Но для того чтобы идентичность России как нового Иерусалима была не стилизованной, а подлинной, требовалось вернуться к главному вопросу - о соотношении Священства и Царства. Здесь одно из двух: либо обеспечить примат царства над священством, что неизбежно потянет его вниз, к жизни по законам грешного земного града, либо - примат священства, что соответствует второму, незримому измерению и заданию. Поэтому Никон отстаивает идею примата церковной власти: "ина убо власть царю и ина архиерею, но едина другой преболе архиерийство, глаголю, царства, якоже небо земли больше и честнейши есть".
Этим самым Никон бросает вызов не столько государю - принявший высокое мессианское задание государь не умаляется, а возвышается этим - но тому секуляризированному срединному слою, который успел вкусить прелести земной жизни, не обремененной высоким религиозно-аскетическим заданием. Толкование Никоном принципа симфонии государства и церкви грозило установить тот самый неусыпный духовно-нравственный контроль в обществе, которого ни народ, ни государь не боялись. Этот контроль не устраивал боярскую и церковную номенклатуру, стремящуюся к прелестям приватной жизни. Действительной альтернативной принципа приватности является не государственная власть - собственность, как ныне принято думать, а неусыпность духовной власти. Это она препятствует скольжению частного принципа в секуляризированное эмансипаторство и гедонистический индивидуализм, не желающий знать никаких больших заданий и связанной с ними ответственности. Именно те, кто боялся усиления этого контролирующего принципа духовной власти, постарались нейтрализовать Никона и провалить его реформу.

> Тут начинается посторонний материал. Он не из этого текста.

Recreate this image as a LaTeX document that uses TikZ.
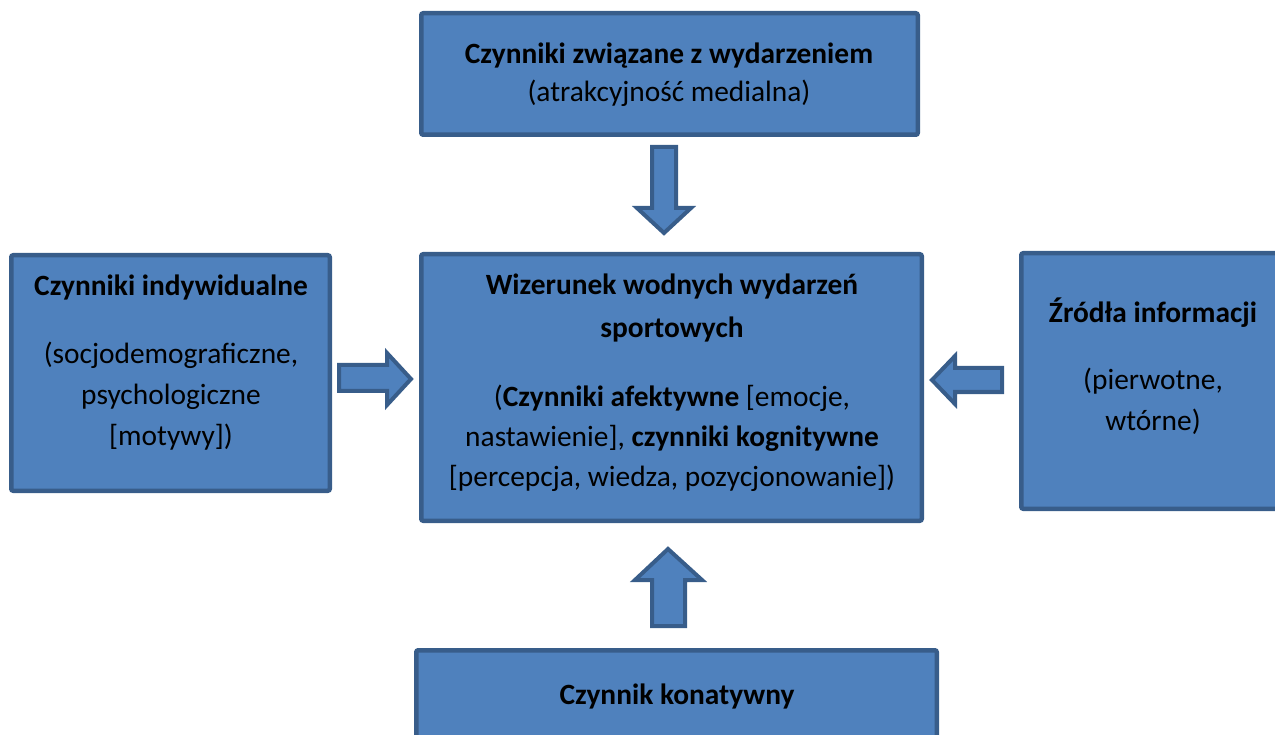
\documentclass[tikz,border=0pt]{standalone}
\usepackage{fontspec}
\setmainfont{Carlito}
\definecolor{boxfill}{HTML}{4F81BD}
\definecolor{boxline}{HTML}{385D8A}
\begin{document}
\begin{tikzpicture}[x=1pt,y=-1pt,
  box/.style={draw=boxline, fill=boxfill, line width=4.5pt, rounded corners=2pt, inner sep=0pt, rectangle},
  blockarrow/.style={draw=boxline, fill=boxfill, line width=4pt, line join=miter},
  txt/.style={align=center, inner sep=0pt, text=black, font=\fontsize{29.4}{40}\selectfont}]
\useasboundingbox (0,0) rectangle (1275,735);
\clip (0,0) rectangle (1275,735);

% boxes
\node[box, minimum width=496.5pt, minimum height=121.5pt] (top) at (669.5,74) {};
\node[box, minimum width=318.5pt, minimum height=235.5pt] (left) at (170.5,373) {};
\node[box, minimum width=500.5pt, minimum height=266.5pt] (center) at (671.5,387.5) {};
\node[box, minimum width=263.5pt, minimum height=255.5pt] (right) at (1153,381) {};
\node[box, minimum width=520.5pt, minimum height=93.5pt] (bottom) at (676.5,697) {};

% texts
\node[txt, font=\fontsize{29.4}{38}\selectfont] (topT) at (669,75.4)
  {\strut\textbf{Czynniki związane z wydarzeniem}\\\strut(atrakcyjność medialna)};
\node[txt, font=\fontsize{29.4}{41}\selectfont] (leftT) at (171,361.8)
  {\strut\textbf{Czynniki indywidualne}\\[27pt]\strut(socjodemograficzne,\\\strut psychologiczne\\\strut[motywy])};
\node[txt] (centerT) at (672,382)
  {\strut\textbf{Wizerunek wodnych wydarzeń}\\[3pt]\strut\textbf{sportowych}\\[29pt]%
   \strut(\textbf{Czynniki afektywne} [emocje,\\\strut nastawienie], \textbf{czynniki kognitywne}\\%
   \strut[percepcja, wiedza, pozycjonowanie])};
\node[txt] (rightT) at (1153,368)
  {\strut\textbf{Źródła informacji}\\[28pt]\strut(pierwotne,\\\strut wtórne)};
\node[txt] (bottomT) at (677,696) {\strut\textbf{Czynnik konatywny}};

% block arrows
\draw[blockarrow] (652,147) -- (676,147) -- (676,208) -- (691,208) -- (664,233) -- (637,208) -- (652,208) -- cycle;
\draw[blockarrow] (339,365) -- (387,365) -- (387,353) -- (411,379) -- (387,405) -- (387,391) -- (339,391) -- cycle;
\draw[blockarrow] (1002,368) -- (955,368) -- (955,356) -- (932,380) -- (955,404) -- (955,392) -- (1002,392) -- cycle;
\draw[blockarrow] (652,626) -- (652,580) -- (635,580) -- (668,549) -- (702,580) -- (685,580) -- (685,626) -- cycle;
\end{tikzpicture}
\end{document}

Вторая доминанта Никонова мировоззрения, ориентированного на примат духовной власти над политической,- это антитеза вселенского и национального. Православная церковь имеет вселенское задание, тогда как государственное строительство имеет национальные пределы и не может быть свободно от естественного в нашей земной жизни национального эгоизма.
Собственно, с этой доминантой вселенского церковного видения и связана Никонова реформа по исправлению церковных книг по греческому канону.